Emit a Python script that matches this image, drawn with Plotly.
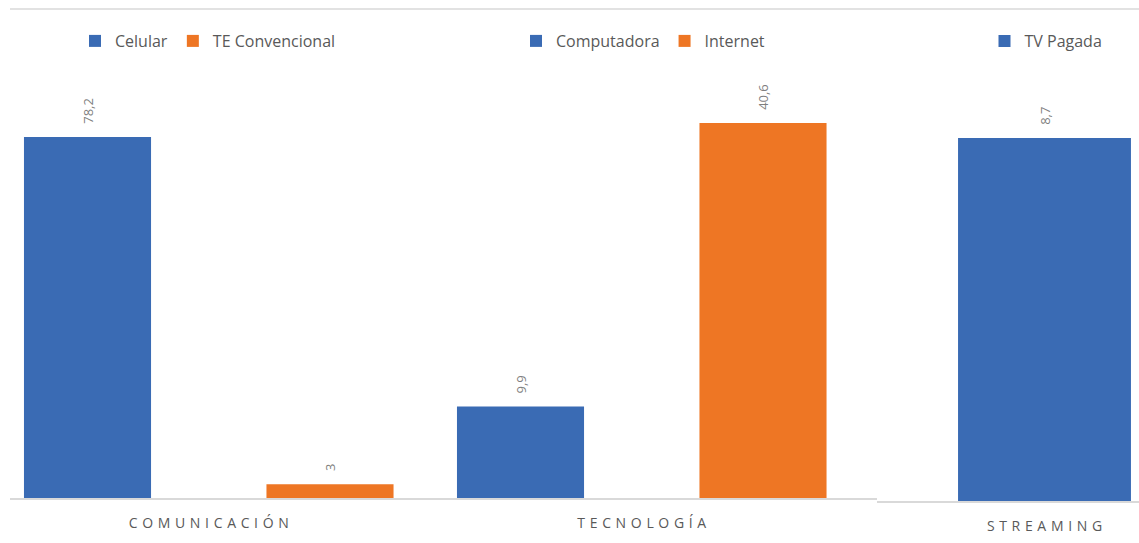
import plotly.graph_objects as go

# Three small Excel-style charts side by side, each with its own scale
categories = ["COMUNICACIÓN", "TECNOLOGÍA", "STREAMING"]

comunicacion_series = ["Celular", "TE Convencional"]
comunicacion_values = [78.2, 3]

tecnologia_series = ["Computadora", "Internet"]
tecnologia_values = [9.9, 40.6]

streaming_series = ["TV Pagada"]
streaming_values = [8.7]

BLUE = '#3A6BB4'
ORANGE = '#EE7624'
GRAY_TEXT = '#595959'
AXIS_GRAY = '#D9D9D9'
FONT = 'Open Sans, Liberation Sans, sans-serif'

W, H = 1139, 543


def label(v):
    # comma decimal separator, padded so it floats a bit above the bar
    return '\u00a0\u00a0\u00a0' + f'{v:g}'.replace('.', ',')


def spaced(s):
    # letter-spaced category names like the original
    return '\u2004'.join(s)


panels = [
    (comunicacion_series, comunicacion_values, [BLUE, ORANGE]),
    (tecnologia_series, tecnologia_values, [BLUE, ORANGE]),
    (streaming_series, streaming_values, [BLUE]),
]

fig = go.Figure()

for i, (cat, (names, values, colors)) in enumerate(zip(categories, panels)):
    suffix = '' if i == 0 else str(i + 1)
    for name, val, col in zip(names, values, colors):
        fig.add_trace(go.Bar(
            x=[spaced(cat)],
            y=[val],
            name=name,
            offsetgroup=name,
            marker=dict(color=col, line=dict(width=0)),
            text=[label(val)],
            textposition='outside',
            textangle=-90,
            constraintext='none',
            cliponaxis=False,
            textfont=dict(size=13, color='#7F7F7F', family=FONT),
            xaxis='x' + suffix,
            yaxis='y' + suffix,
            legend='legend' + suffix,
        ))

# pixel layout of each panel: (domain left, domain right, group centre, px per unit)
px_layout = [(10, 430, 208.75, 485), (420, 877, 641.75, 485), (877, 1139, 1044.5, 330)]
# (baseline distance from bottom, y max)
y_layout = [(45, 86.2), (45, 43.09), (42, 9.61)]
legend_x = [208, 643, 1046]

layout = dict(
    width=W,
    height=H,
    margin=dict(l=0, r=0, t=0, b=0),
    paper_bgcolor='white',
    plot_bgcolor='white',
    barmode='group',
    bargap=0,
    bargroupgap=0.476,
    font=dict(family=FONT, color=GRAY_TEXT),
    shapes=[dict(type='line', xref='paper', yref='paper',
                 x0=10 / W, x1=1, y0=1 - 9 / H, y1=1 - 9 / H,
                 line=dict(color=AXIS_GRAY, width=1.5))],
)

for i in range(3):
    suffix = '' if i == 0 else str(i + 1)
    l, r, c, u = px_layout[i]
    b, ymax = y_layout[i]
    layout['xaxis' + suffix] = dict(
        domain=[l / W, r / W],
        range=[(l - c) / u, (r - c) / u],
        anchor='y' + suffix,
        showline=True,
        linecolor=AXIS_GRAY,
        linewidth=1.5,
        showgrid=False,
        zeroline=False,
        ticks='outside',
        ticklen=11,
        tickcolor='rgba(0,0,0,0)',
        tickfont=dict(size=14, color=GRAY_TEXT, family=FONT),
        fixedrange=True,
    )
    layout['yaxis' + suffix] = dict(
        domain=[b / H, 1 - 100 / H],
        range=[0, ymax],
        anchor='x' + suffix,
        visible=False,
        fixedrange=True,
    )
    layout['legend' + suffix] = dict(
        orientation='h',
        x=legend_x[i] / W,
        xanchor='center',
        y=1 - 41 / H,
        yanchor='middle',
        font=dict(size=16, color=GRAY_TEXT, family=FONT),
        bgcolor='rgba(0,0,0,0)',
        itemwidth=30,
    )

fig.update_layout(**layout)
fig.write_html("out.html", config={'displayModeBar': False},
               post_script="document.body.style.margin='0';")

::::::

■ PROBLEM DESCRIPTION: Output exactly the span of lines from the top of the listing through the line holding "legend_x = [208, 643, 1046]", and leave every picture out.

■ SOLVED EXERCISE:
Emit a Python script that matches this image, drawn with Plotly.
import plotly.graph_objects as go

# Three small Excel-style charts side by side, each with its own scale
categories = ["COMUNICACIÓN", "TECNOLOGÍA", "STREAMING"]

comunicacion_series = ["Celular", "TE Convencional"]
comunicacion_values = [78.2, 3]

tecnologia_series = ["Computadora", "Internet"]
tecnologia_values = [9.9, 40.6]

streaming_series = ["TV Pagada"]
streaming_values = [8.7]

BLUE = '#3A6BB4'
ORANGE = '#EE7624'
GRAY_TEXT = '#595959'
AXIS_GRAY = '#D9D9D9'
FONT = 'Open Sans, Liberation Sans, sans-serif'

W, H = 1139, 543


def label(v):
    # comma decimal separator, padded so it floats a bit above the bar
    return '\u00a0\u00a0\u00a0' + f'{v:g}'.replace('.', ',')


def spaced(s):
    # letter-spaced category names like the original
    return '\u2004'.join(s)


panels = [
    (comunicacion_series, comunicacion_values, [BLUE, ORANGE]),
    (tecnologia_series, tecnologia_values, [BLUE, ORANGE]),
    (streaming_series, streaming_values, [BLUE]),
]

fig = go.Figure()

for i, (cat, (names, values, colors)) in enumerate(zip(categories, panels)):
    suffix = '' if i == 0 else str(i + 1)
    for name, val, col in zip(names, values, colors):
        fig.add_trace(go.Bar(
            x=[spaced(cat)],
            y=[val],
            name=name,
            offsetgroup=name,
            marker=dict(color=col, line=dict(width=0)),
            text=[label(val)],
            textposition='outside',
            textangle=-90,
            constraintext='none',
            cliponaxis=False,
            textfont=dict(size=13, color='#7F7F7F', family=FONT),
            xaxis='x' + suffix,
            yaxis='y' + suffix,
            legend='legend' + suffix,
        ))

# pixel layout of each panel: (domain left, domain right, group centre, px per unit)
px_layout = [(10, 430, 208.75, 485), (420, 877, 641.75, 485), (877, 1139, 1044.5, 330)]
# (baseline distance from bottom, y max)
y_layout = [(45, 86.2), (45, 43.09), (42, 9.61)]
legend_x = [208, 643, 1046]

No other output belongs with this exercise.